--- start SOURCE DATA ---

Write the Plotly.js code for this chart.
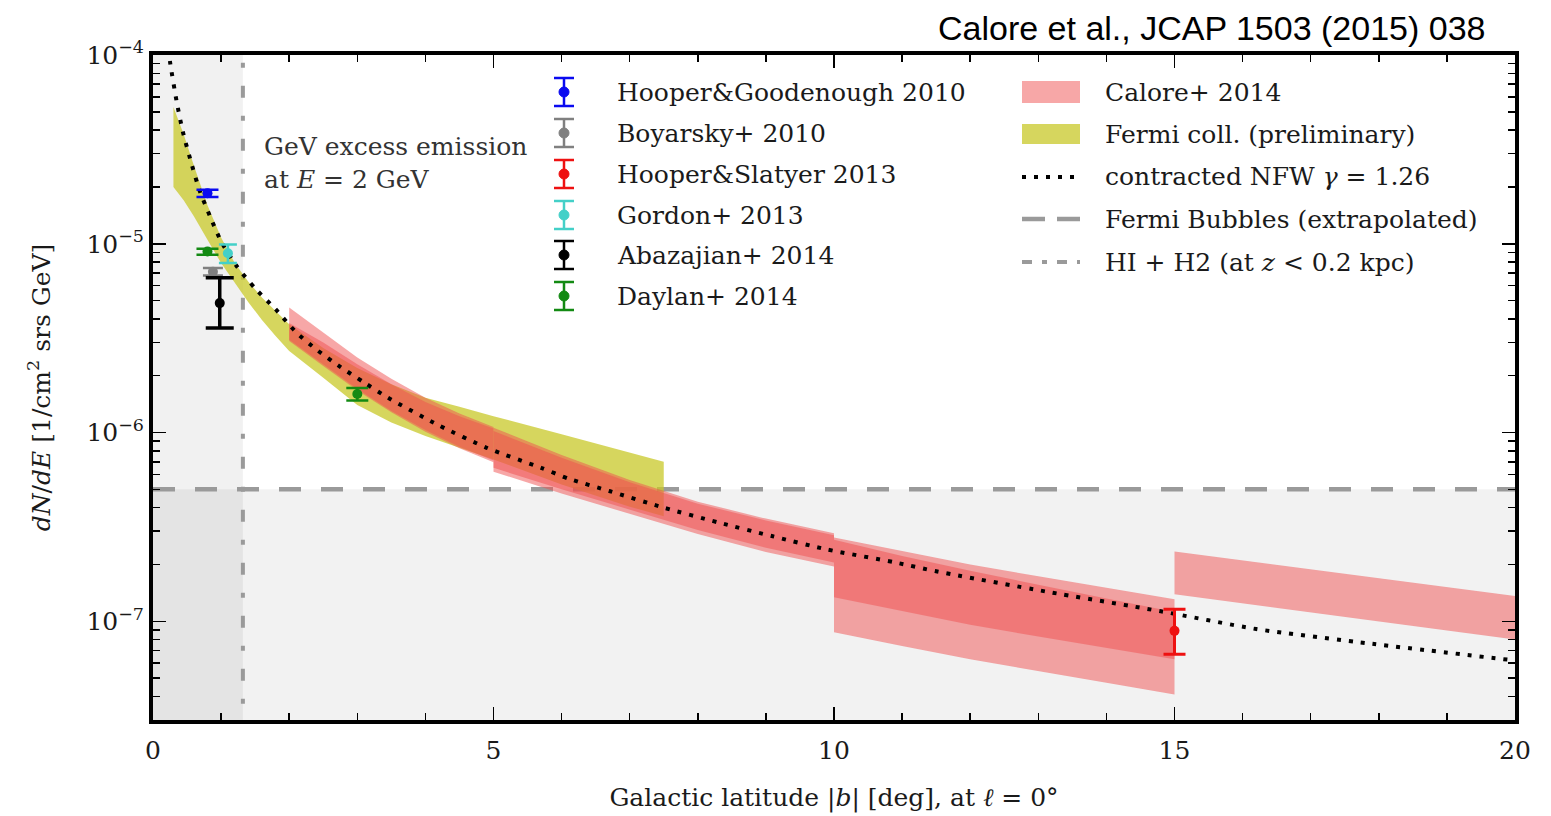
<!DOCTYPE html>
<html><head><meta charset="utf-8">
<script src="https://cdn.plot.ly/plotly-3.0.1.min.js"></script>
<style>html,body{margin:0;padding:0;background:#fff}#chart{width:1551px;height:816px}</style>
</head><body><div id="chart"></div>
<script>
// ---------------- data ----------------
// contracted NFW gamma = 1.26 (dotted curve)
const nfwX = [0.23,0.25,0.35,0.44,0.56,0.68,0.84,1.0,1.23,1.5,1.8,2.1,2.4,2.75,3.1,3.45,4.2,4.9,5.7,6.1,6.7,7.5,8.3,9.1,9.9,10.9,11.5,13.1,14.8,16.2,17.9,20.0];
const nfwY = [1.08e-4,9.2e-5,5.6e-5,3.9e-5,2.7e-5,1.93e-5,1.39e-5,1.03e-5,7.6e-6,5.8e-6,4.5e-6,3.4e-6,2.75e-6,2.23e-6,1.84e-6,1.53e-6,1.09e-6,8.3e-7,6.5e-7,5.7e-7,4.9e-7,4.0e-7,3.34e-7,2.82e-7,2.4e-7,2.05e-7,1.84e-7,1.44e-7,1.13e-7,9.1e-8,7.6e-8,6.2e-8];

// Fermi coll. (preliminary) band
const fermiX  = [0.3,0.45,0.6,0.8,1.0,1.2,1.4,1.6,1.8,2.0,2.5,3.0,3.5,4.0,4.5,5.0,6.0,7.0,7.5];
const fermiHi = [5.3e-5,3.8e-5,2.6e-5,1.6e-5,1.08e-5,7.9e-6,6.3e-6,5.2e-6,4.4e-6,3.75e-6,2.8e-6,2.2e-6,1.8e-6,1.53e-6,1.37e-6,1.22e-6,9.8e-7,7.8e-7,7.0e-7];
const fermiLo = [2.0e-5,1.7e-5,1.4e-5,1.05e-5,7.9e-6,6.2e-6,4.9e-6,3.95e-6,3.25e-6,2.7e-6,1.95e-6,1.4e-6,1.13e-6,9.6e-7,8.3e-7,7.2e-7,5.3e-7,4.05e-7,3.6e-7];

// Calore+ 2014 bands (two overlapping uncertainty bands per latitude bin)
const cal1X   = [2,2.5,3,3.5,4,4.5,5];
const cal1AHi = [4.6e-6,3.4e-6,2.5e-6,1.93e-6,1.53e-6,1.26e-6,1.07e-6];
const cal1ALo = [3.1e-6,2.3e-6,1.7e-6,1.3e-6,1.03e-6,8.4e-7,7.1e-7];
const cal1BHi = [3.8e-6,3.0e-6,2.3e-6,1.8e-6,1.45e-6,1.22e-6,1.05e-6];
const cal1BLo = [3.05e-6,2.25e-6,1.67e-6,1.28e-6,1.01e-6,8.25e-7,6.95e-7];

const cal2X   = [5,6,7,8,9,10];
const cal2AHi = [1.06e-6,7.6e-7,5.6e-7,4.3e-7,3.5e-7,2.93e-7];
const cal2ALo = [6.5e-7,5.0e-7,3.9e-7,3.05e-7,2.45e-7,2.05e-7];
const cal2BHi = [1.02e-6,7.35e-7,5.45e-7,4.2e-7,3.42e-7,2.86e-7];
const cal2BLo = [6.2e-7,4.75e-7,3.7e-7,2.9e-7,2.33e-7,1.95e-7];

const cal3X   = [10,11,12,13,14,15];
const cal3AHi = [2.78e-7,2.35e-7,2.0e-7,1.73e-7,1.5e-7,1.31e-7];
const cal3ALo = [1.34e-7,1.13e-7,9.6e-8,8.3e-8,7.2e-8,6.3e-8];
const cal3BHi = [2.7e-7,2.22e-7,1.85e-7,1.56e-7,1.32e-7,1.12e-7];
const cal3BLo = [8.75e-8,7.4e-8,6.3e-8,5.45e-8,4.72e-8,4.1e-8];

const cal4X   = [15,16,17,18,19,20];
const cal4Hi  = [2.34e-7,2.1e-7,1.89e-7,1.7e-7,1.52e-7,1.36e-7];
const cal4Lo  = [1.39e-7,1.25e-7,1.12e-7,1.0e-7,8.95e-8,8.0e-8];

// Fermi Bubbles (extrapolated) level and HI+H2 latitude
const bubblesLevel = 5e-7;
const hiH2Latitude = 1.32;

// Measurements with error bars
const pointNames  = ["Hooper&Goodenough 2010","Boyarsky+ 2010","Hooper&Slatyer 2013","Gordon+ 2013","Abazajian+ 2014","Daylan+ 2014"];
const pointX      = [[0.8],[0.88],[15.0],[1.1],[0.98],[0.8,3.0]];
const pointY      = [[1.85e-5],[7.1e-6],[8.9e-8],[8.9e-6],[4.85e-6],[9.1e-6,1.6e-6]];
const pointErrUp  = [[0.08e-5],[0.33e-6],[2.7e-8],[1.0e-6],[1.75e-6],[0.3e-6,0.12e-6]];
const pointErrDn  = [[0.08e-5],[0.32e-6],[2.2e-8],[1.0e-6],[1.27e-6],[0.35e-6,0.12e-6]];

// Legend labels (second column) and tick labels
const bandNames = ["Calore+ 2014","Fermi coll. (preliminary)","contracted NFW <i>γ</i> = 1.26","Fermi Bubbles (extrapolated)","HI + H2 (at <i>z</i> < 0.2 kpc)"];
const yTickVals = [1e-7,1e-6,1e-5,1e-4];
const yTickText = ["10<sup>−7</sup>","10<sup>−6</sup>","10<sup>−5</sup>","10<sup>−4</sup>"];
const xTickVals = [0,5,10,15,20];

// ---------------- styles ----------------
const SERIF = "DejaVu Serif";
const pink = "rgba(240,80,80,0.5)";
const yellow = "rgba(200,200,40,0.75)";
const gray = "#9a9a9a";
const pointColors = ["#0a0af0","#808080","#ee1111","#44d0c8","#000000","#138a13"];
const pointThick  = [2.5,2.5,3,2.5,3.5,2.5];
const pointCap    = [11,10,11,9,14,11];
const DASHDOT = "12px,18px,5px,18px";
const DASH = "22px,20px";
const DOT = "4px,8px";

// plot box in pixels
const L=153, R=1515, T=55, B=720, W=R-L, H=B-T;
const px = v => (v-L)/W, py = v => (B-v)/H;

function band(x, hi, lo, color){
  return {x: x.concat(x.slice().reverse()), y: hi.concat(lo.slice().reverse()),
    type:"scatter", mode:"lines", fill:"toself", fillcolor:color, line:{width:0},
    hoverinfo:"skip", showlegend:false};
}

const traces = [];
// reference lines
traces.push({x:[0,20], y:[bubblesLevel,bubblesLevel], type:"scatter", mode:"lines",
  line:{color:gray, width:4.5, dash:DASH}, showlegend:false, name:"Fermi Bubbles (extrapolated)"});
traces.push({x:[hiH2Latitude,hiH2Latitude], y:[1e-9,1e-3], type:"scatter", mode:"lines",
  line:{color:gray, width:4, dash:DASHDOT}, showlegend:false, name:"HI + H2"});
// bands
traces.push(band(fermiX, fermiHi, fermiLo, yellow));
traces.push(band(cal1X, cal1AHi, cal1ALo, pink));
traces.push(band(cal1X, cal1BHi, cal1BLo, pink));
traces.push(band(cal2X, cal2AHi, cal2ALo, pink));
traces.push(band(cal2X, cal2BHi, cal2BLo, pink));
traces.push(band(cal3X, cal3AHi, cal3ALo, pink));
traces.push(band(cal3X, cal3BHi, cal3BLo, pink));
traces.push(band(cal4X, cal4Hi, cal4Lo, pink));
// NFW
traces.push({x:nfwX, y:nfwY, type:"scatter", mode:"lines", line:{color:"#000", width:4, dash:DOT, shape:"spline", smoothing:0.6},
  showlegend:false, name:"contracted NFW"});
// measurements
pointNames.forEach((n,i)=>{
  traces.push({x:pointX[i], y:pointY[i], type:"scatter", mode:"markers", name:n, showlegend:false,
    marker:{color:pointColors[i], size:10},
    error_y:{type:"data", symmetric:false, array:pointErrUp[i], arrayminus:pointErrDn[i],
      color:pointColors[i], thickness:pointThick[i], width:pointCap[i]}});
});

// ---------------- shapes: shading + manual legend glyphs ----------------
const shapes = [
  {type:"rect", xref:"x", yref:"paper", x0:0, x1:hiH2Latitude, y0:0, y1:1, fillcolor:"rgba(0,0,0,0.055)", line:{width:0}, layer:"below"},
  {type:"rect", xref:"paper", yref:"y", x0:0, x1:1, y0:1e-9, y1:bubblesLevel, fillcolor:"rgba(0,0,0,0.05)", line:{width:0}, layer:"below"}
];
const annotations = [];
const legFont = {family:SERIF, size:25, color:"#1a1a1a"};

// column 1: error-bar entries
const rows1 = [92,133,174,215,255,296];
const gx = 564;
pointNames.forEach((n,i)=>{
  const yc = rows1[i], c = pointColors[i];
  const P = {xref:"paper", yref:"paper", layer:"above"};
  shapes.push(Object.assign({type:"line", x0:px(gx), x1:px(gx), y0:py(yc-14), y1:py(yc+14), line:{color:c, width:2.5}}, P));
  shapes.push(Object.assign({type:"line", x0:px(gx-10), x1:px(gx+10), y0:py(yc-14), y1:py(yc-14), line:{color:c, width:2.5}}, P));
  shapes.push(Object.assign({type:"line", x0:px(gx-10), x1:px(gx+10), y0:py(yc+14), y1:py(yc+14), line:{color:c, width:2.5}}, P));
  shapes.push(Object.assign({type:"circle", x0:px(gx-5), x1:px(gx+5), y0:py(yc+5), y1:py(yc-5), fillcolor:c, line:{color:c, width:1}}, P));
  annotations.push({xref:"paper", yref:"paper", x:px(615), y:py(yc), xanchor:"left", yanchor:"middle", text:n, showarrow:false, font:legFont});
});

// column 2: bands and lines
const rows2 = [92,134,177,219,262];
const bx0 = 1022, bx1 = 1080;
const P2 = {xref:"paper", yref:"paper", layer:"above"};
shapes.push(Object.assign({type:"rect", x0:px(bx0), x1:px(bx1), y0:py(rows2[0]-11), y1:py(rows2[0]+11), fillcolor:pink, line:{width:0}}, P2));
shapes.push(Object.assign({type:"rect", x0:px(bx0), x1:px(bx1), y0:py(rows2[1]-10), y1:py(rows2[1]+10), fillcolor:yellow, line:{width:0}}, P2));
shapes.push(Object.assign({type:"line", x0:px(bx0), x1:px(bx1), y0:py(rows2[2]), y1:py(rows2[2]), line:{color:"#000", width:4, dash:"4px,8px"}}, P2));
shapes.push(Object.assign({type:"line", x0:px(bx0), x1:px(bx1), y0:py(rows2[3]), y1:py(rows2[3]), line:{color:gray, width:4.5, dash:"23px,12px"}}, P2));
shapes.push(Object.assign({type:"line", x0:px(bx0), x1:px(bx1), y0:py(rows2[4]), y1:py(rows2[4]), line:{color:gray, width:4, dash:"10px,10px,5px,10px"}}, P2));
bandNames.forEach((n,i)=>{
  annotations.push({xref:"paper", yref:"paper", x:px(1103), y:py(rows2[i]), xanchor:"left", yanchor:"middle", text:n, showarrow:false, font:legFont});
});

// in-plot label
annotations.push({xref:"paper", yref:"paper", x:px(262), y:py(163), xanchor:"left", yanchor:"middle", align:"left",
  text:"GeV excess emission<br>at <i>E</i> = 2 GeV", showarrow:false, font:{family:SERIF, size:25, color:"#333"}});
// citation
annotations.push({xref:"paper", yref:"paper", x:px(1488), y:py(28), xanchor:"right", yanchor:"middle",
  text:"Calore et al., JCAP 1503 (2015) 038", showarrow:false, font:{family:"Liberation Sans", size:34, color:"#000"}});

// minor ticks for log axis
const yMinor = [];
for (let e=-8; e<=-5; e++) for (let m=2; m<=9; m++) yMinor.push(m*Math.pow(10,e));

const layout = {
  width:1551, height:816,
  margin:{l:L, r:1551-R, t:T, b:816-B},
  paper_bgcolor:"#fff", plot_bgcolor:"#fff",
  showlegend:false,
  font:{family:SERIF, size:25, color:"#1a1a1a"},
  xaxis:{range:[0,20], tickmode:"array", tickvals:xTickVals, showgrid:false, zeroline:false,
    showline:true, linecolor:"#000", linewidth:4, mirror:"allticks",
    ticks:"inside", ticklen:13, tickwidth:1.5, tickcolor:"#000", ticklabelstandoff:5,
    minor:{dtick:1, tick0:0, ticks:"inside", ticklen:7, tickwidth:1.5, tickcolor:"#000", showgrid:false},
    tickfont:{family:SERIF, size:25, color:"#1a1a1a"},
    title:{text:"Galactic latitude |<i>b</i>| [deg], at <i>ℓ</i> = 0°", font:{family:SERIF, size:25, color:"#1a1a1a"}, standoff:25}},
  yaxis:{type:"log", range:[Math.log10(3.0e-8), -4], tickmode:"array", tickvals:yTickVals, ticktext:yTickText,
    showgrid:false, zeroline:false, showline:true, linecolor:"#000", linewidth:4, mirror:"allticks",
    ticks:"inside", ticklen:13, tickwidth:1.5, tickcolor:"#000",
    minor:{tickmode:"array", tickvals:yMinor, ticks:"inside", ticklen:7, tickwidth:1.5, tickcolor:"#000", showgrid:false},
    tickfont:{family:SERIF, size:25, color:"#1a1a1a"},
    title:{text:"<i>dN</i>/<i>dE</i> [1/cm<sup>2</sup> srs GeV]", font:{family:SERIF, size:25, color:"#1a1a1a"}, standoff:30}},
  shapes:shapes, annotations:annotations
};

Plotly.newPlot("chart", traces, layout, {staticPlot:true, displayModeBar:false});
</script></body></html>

--- end SOURCE DATA ---

**TASK DESCRIPTION:**
Search the data for "chart". Copy every line that has it.

**TASK RESPONSE:**
Write the Plotly.js code for this chart.
<style>html,body{margin:0;padding:0;background:#fff}#chart{width:1551px;height:816px}</style>
</head><body><div id="chart"></div>
Plotly.newPlot("chart", traces, layout, {staticPlot:true, displayModeBar:false});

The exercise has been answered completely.